- Born: 9 December 1978 (age 47) York, North Yorkshire, United Kingdom
- Spouses: 7

= Emily Horne =

British bigamist

Emily Horne (born 9 December 1978) is a British woman, best known for being a multiple bigamist after her well-publicised marriages to six men without informing them of her previous marriages and without ever legally divorcing any of them. Horne has been tried and sentenced twice for bigamy. She later changed her name by deed poll and is known as Maxine-Accastes Quiberberon.

==Life==
After finishing high school, Horne went on to studies in physics and electronics at Leeds Metropolitan University. She was accepted onto the course but never started it.

Horne married her first husband, Paul Rigby, in December 1996 at the age of 18 while she was on leave from the Royal Irish Regiment, then while living in Leeds in 1999 she married Sean Cunningham, without divorcing Rigby. In late 1999 she worked for a short time in Norway, leaving her second husband in the process, but when her Norwegian lover left her, she returned to the United Kingdom. She later worked as a glamour model and escort, as well as appearing in adult films.

Her third husband was Chris Barratt. She left Leeds for Ipswich in 2002, and married train guard James Matthews a matter of weeks later. After serving a short sentence for bigamy, she met Ashley Baker in Oldham in 2007, while she was working in a massage parlour, and they married only a few months later. In 2011 she was engaged to an IT worker, but instead travelled to the United States to marry her sixth husband, policeman Fred Miller, whom she had met online. Her seventh marriage was to Craig Hadwin, whom she met online and tricked into a marriage ceremony in Scotland.

At the time of her sentencing in 2009, Horne had married five times without dissolving her first and only legal marriage. Horne never informed any of her new partners that she was already married. Horne's story was shown on episode "The Bigamist Bride: My Five Husbands" of the Channel 4 documentary series Cutting Edge.

==Cautions and verdicts==
In August 2004, Horne was cautioned by the police for two cases of bigamy. Her first sentence for bigamy was handed down by Ipswich Crown Court around 2004, when she was sentenced to six months in prison. In June 2009, she was charged again, this time at Minshull Street Crown Court in Manchester. The court passed sentence on 27 July 2009; she was given a ten-month jail sentence, suspended for two years, since the court learned that she was diagnosed with bipolar disorder and was under medication.

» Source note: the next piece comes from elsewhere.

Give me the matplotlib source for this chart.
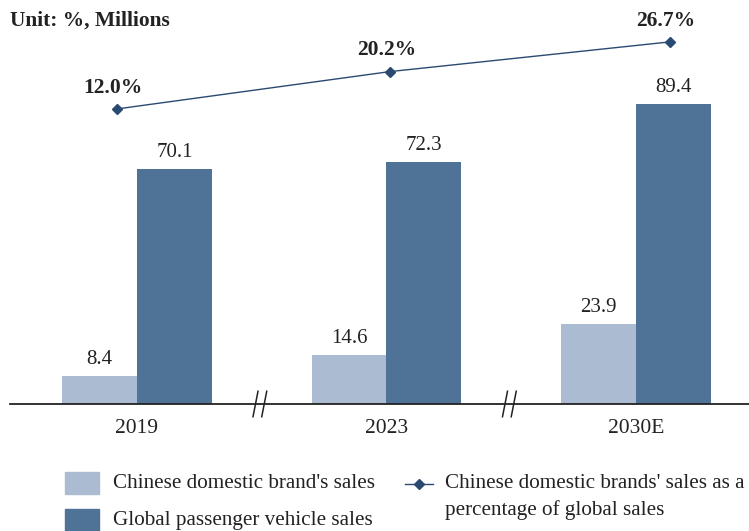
import matplotlib.pyplot as plt
import numpy as np
from matplotlib.lines import Line2D
from matplotlib.patches import Rectangle

plt.rcParams["font.family"] = ["Liberation Serif", "DejaVu Serif"]

years = ["2019", "2023", "2030E"]
domestic_sales = [8.4, 14.6, 23.9]
global_sales = [70.1, 72.3, 89.4]
share_pct = [12.0, 20.2, 26.7]
# horizontal placement of the share markers relative to each group centre
share_offset = [-0.08, 0.016, 0.136]

LIGHT = "#AABBD2"
DARK = "#4F7396"
NAVY = "#2B4A72"
TXT = "#222222"

fig = plt.figure(figsize=(7.49, 5.31), dpi=100)
W, H = 749, 531
ax = fig.add_axes([10 / W, 1 - 404 / H, 739 / W, 384 / H])

x = np.arange(len(years))
bw = 0.30
b1 = ax.bar(x - bw / 2, domestic_sales, bw, color=LIGHT)
b2 = ax.bar(x + bw / 2, global_sales, bw, color=DARK)

for bars, vals in ((b1, domestic_sales), (b2, global_sales)):
    for bar, v in zip(bars, vals):
        ax.annotate(f"{v:.1f}", (bar.get_x() + bar.get_width() / 2, v),
                    xytext=(0, 5), textcoords="offset points",
                    ha="center", va="bottom", fontsize=15, color=TXT)

ax.set_xlim(-0.509, 2.453)
ax.set_ylim(0, 114.6)
for s in ("top", "right", "left"):
    ax.spines[s].set_visible(False)
ax.spines["bottom"].set_linewidth(1.3)
ax.spines["bottom"].set_color(TXT)
ax.set_yticks([])
ax.set_xticks(x)
ax.set_xticklabels(years, fontsize=15.5, color=TXT)
ax.tick_params(axis="x", length=0, pad=11)

# axis break marks
for mid in (0.5, 1.5):
    for dx in (-0.025, 0.01):
        ax.plot([mid + dx - 0.01, mid + dx + 0.01], [-3.8, 3.8],
                color=TXT, lw=1.1, clip_on=False)

# share line on secondary axis
ax2 = ax.twinx()
ax2.set_ylim(-52.7, 31.5)
ax2.axis("off")
xs = x + np.array(share_offset)
ax2.plot(xs, share_pct, color=NAVY, lw=1.0, marker="D", markersize=5.5,
         markerfacecolor=NAVY, markeredgecolor=NAVY)
for xi, v in zip(xs, share_pct):
    ax2.annotate(f"{v:.1f}%", (xi, v), xytext=(-3, 8), textcoords="offset points",
                 ha="center", va="bottom", fontsize=15.5, fontweight="bold",
                 color=TXT)

fig.text(10 / W, 1 - 21 / H, "Unit: %, Millions", fontsize=15.4, fontweight="bold",
         va="center", ha="left", color=TXT)

# legend
fs = 15.2
fig.add_artist(Rectangle((65 / W, 1 - 494 / H), 34 / W, 22 / H,
                         transform=fig.transFigure, color=LIGHT))
fig.add_artist(Rectangle((65 / W, 1 - 531 / H), 34 / W, 22 / H,
                         transform=fig.transFigure, color=DARK))
fig.text(113 / W, 1 - 484 / H, "Chinese domestic brand's sales", fontsize=fs,
         va="center", color=TXT)
fig.text(113 / W, 1 - 521 / H, "Global passenger vehicle sales", fontsize=fs,
         va="center", color=TXT)
fig.add_artist(Line2D([405 / W, 433 / W], [1 - 484 / H, 1 - 484 / H],
                      transform=fig.transFigure, color=NAVY, lw=1.0))
fig.add_artist(Line2D([419 / W], [1 - 484 / H], transform=fig.transFigure,
                      color=NAVY, marker="D", markersize=5, lw=0))
fig.text(445 / W, 1 - 484 / H, "Chinese domestic brands' sales as a", fontsize=fs,
         va="center", color=TXT)
fig.text(445 / W, 1 - 510 / H, "percentage of global sales", fontsize=fs,
         va="center", color=TXT)

fig.savefig("out.png", dpi=100)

In 2011, Horne was arrested and tried for trying to obtain prescription drugs by posing as her seventh husband. Found guilty, she was due to be sentenced on 20 January 2012, but the verdict was postponed pending psychiatric evaluation. On 20 March 2012, she was handed a 12-month community order with supervision. The judge also imposed a 28-day electronically tagged curfew from 7 p.m. to 7 a.m.